[TASK INSTRUCTIONS]: Below is some material; transcribe all of it exactly.

[DATASET EXTRACT]:
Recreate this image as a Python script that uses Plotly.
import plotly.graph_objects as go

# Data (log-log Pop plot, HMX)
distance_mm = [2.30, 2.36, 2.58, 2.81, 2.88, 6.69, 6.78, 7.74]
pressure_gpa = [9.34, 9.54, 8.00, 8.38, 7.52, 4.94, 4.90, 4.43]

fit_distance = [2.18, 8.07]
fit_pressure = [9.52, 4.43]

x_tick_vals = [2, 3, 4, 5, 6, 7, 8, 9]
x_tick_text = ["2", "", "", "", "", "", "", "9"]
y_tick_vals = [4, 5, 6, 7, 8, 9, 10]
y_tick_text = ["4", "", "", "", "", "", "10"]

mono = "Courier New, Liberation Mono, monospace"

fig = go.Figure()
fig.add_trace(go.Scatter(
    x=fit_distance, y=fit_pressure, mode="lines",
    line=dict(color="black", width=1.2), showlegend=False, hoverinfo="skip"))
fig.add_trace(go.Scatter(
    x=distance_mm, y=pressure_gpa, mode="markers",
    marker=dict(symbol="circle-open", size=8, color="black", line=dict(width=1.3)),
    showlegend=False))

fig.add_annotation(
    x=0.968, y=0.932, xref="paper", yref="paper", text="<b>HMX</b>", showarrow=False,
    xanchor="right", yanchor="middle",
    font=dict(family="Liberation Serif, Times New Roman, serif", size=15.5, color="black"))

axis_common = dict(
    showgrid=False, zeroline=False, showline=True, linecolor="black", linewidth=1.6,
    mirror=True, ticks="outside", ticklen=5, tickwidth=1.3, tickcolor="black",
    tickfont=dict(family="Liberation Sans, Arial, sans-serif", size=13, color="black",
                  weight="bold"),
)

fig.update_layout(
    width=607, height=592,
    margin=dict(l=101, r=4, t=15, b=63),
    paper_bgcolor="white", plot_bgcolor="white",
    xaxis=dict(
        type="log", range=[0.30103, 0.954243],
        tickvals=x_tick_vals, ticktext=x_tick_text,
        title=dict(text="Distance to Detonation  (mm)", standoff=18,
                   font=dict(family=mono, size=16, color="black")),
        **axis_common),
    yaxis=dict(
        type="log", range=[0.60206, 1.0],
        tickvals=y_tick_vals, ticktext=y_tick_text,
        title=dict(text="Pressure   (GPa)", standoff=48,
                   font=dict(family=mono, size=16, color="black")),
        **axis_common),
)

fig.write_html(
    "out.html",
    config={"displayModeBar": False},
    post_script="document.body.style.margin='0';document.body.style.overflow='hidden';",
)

[FINISHED TASK]:
Recreate this image as a Python script that uses Plotly.
import plotly.graph_objects as go

# Data (log-log Pop plot, HMX)
distance_mm = [2.30, 2.36, 2.58, 2.81, 2.88, 6.69, 6.78, 7.74]
pressure_gpa = [9.34, 9.54, 8.00, 8.38, 7.52, 4.94, 4.90, 4.43]

fit_distance = [2.18, 8.07]
fit_pressure = [9.52, 4.43]

x_tick_vals = [2, 3, 4, 5, 6, 7, 8, 9]
x_tick_text = ["2", "", "", "", "", "", "", "9"]
y_tick_vals = [4, 5, 6, 7, 8, 9, 10]
y_tick_text = ["4", "", "", "", "", "", "10"]

mono = "Courier New, Liberation Mono, monospace"

fig = go.Figure()
fig.add_trace(go.Scatter(
    x=fit_distance, y=fit_pressure, mode="lines",
    line=dict(color="black", width=1.2), showlegend=False, hoverinfo="skip"))
fig.add_trace(go.Scatter(
    x=distance_mm, y=pressure_gpa, mode="markers",
    marker=dict(symbol="circle-open", size=8, color="black", line=dict(width=1.3)),
    showlegend=False))

fig.add_annotation(
    x=0.968, y=0.932, xref="paper", yref="paper", text="<b>HMX</b>", showarrow=False,
    xanchor="right", yanchor="middle",
    font=dict(family="Liberation Serif, Times New Roman, serif", size=15.5, color="black"))

axis_common = dict(
    showgrid=False, zeroline=False, showline=True, linecolor="black", linewidth=1.6,
    mirror=True, ticks="outside", ticklen=5, tickwidth=1.3, tickcolor="black",
    tickfont=dict(family="Liberation Sans, Arial, sans-serif", size=13, color="black",
                  weight="bold"),
)

fig.update_layout(
    width=607, height=592,
    margin=dict(l=101, r=4, t=15, b=63),
    paper_bgcolor="white", plot_bgcolor="white",
    xaxis=dict(
        type="log", range=[0.30103, 0.954243],
        tickvals=x_tick_vals, ticktext=x_tick_text,
        title=dict(text="Distance to Detonation  (mm)", standoff=18,
                   font=dict(family=mono, size=16, color="black")),
        **axis_common),
    yaxis=dict(
        type="log", range=[0.60206, 1.0],
        tickvals=y_tick_vals, ticktext=y_tick_text,
        title=dict(text="Pressure   (GPa)", standoff=48,
                   font=dict(family=mono, size=16, color="black")),
        **axis_common),
)

fig.write_html(
    "out.html",
    config={"displayModeBar": False},
    post_script="document.body.style.margin='0';document.body.style.overflow='hidden';",
)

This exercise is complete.